The approach that sees cultures as cohesive entities is still wide-spread among practitioners, but it has been criticized by more hermeneutically oriented researchers, who argue for a more dynamic understanding of the concept of culture. People are not only passive products of their social and cultural environments, but they actively shape their worldview and give meanings to their experiences from their own perspective, creating a unique understanding of their own and others’ cultures and of identity and difference (Illman, 2004, p.19).

In anthropology, there have been important attempts to re-think culture in light of global fl ows and modes of deterritorialization.

Migration dynamics and impacts have been objects of anthropological studies already since 1930s, but the disciplines interest has shifted to ethnicity in post-migration societies in 1970s, and to migrant transnationalism in 1990s (Vertovec, 2007, p.964). Consequently, during the past decades there have been some important changes in ways of looking at culture and ethnicity, which are worth mentioning here. First, already in 1940s and 1950s the anthropologists working in south central Africa started to theoretically consider the profound socio- economic transformations in these societies and, among other things, the inter-linkages between spheres of political economy and modes of social relations implicated in migration processes. In 1970s and 1980s anthropological research was much concerned by questions of ethnic identities. Ethnographic studies were conducted in urban contexts in Europe and North America. It was during this period when the Barthian view (Barth, 1969) on ethnicity started to become a dominant stream of thinking, especially in the context of migration studies. Anthropologist Fredrik Barth did not consider ethnic identities to be universal, but negotiated and renegotiated in changing contexts.

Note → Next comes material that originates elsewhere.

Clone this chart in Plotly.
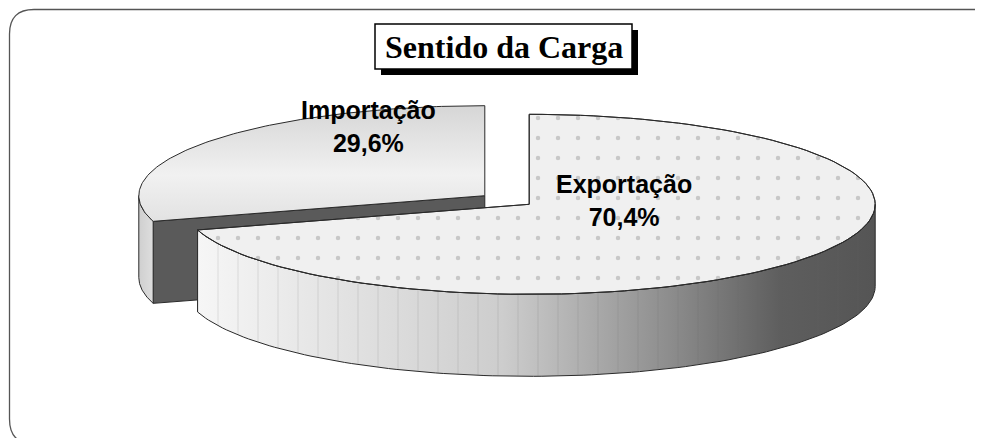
import numpy as np
import plotly.graph_objects as go

# ---- data ----
categories = ["Exportação", "Importação"]
values = [70.4, 29.6]
title_text = "Sentido da Carga"

# ---- pseudo-3D pie geometry (pixel-like axis units) ----
W, H = 983, 438
OFF = 8  # compensate page body margin
cx, cy = 507.0, 200.0
rx, ry = 346.0, 90.0
depth = 82.0
pull = 0.08

def pt(a, ox, oy, dz=0.0):
    r = np.radians(a)
    return ox + rx * np.sin(r), oy - ry * np.cos(r) + dz

def arc(a0, a1, ox, oy, dz=0.0, n=120):
    ang = np.linspace(a0, a1, n)
    r = np.radians(ang)
    return ox + rx * np.sin(r), oy - ry * np.cos(r) + dz

total = float(sum(values))
slices = []
start = 0.0
for cat, v in zip(categories, values):
    end = start + 360.0 * v / total
    mid = np.radians((start + end) / 2)
    ox = cx + pull * rx * np.sin(mid)
    oy = cy - pull * ry * np.cos(mid)
    slices.append(dict(cat=cat, v=v, a0=start, a1=end, ox=ox, oy=oy))
    start = end

styles = {
    "Exportação": dict(top_bg="#f0f0f0", dots=True,
                       side_scale=[[0, "#f6f6f6"], [0.45, "#cdcdcd"], [0.7, "#8c8c8c"],
                                   [0.86, "#5e5e5e"], [1, "#555555"]],
                       cut="#5a5a5a"),
    "Importação": dict(top_bg="#e8e8e8", dots=False,
                       side_scale=[[0, "#cfcfcf"], [1, "#dedede"]],
                       cut="#5a5a5a"),
}

LINE = dict(color="#2a2a2a", width=1)
fig = go.Figure()

def add_poly(xs, ys, **kw):
    xs = list(xs) + [xs[0]]
    ys = list(ys) + [ys[0]]
    fig.add_trace(go.Scatter(x=xs, y=ys, mode="lines", fill="toself",
                             hoverinfo="skip", showlegend=False, **kw))

# draw back-to-front
for s in sorted(slices, key=lambda d: d["oy"]):
    st = styles[s["cat"]]
    ox, oy, a0, a1 = s["ox"], s["oy"], s["a0"], s["a1"]
    # cut faces
    for ang, normal in ((a0, a0 - 90), (a1, a1 + 90)):
        if np.cos(np.radians(normal)) < -1e-6:
            ex, ey = pt(ang, ox, oy)
            add_poly([ox, ex, ex, ox], [oy, ey, ey + depth, oy + depth],
                     fillcolor=st["cut"], line=LINE)
    # outer side (front half only)
    lo, hi = max(a0, 90.0), min(a1, 270.0)
    if hi > lo:
        tx, ty = arc(lo, hi, ox, oy)
        bx, by = arc(hi, lo, ox, oy, depth)
        xs = np.concatenate([tx, bx]); ys = np.concatenate([ty, by])
        add_poly(xs, ys, fillcolor="#cccccc", line=LINE,
                 fillgradient=dict(type="horizontal", colorscale=st["side_scale"],
                                   start=float(xs.min()), stop=float(xs.max())))
        if st["dots"]:
            add_poly(xs, ys, fillcolor="rgba(0,0,0,0)", line=dict(width=0),
                     fillpattern=dict(shape="|", size=20, solidity=0.08,
                                      fgcolor="rgba(90,90,90,0.2)",
                                      bgcolor="rgba(0,0,0,0)"))
    # top face
    tx, ty = arc(a0, a1, ox, oy)
    xs = np.concatenate([[ox], tx]); ys = np.concatenate([[oy], ty])
    if st["dots"]:
        add_poly(xs, ys, fillcolor=st["top_bg"], line=LINE)
        add_poly(xs, ys, fillcolor="rgba(0,0,0,0)", line=LINE,
                 fillpattern=dict(shape=".", size=20, solidity=0.04,
                                  fgcolor="#a0a0a0", bgcolor="rgba(0,0,0,0)"))
    else:
        add_poly(xs, ys, fillcolor=st["top_bg"], line=LINE,
                 fillgradient=dict(type="vertical",
                                   colorscale=[[0, "#d6d6d6"], [0.6, "#f1f1f1"], [1, "#e2e2e2"]],
                                   start=float(ys.min()), stop=float(ys.max())))

# ---- labels ----
label_pos = {"Importação": (368, 126), "Exportação": (624, 200)}
for s in slices:
    pct = f"{s['v']:.1f}".replace(".", ",") + "%"
    x, y = label_pos[s["cat"]]
    fig.add_annotation(x=x, y=y, xref="x", yref="y", showarrow=False,
                       text=f"<b>{s['cat']}</b><br><b>{pct}</b>",
                       font=dict(family="Liberation Sans, Arial", size=25, color="#000"),
                       align="center", xanchor="center", yanchor="middle")

# ---- title box with shadow ----
fig.add_shape(type="rect", xref="x", yref="y", x0=381, y0=30, x1=638, y1=75,
              fillcolor="#000", line=dict(width=0), layer="above")
fig.add_shape(type="rect", xref="x", yref="y", x0=375, y0=24, x1=632, y1=69,
              fillcolor="#fff", line=dict(color="#000", width=1.5), layer="above")
fig.add_annotation(x=503.5, y=47, xref="x", yref="y", showarrow=False,
                   text=f"<b>{title_text}</b>",
                   font=dict(family="Liberation Serif, Times New Roman", size=32, color="#000"),
                   xanchor="center", yanchor="middle")

# ---- rounded frame ----
fig.add_shape(type="path", xref="x", yref="y",
              path="M 34,444 Q 9.5,444 9.5,419 L 9.5,34 Q 9.5,9.5 34,9.5 L 975,9.5 Q 990,9.5 990,24 L 990,460",
              line=dict(color="#555555", width=1.3), layer="above")

fig.update_layout(
    width=W, height=H, margin=dict(l=0, r=0, t=0, b=0),
    paper_bgcolor="#fff", plot_bgcolor="#fff",
    xaxis=dict(range=[OFF, W + OFF], visible=False, fixedrange=True),
    yaxis=dict(range=[H + OFF, OFF], visible=False, fixedrange=True),
    showlegend=False,
)
fig.write_html("out.html")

During this period, anthropology of migration started to interest in maintenance, construction and reproduction of ethnic identity among migrants. Finally, from 1990s onwards, transnationalism became one

of the fundamental ways of understanding contemporary migration processes. This transnational turn has provided illuminating ethno-graphic data and an appreciation of the dynamics of migrants’ lives and interests across national contexts. Other emerging notions, such as hybridity, creolization and cosmopolitanism, have lead to anti-essentializing shift in anthropology since 1990s (Vertovec, 2007, pp.

961–966).

The problem is that the current theoretical approaches to culture and cultural differences are hard to reify for training purposes. People involved in intercultural education or work need a practical approach to culture related questions they face in concrete situations. For example, a study conducted by Pitkänen (2006, p. 110) indicates, Finnish authorities (health care workers, social workers, teachers, policemen etc.) said that they would need handbooks that present customs of different nationalities in order to facilitate intercultural encounters in their workplaces. However, in the theoretical discussions most scholars would reject that kind of ‘handbook approach’, because they would be based on representations and even stereotyping views of cultures. As noted by Vertovec, many anthropologists are reluctant to describe almost any characteristics of a group or category, for fear of being labeled as ‘essentialist’ (2007, p.965). It seems that there is a need to adjust intercultural learning theories and practices that would better match with the challenges of post-migration, super-diverse societies.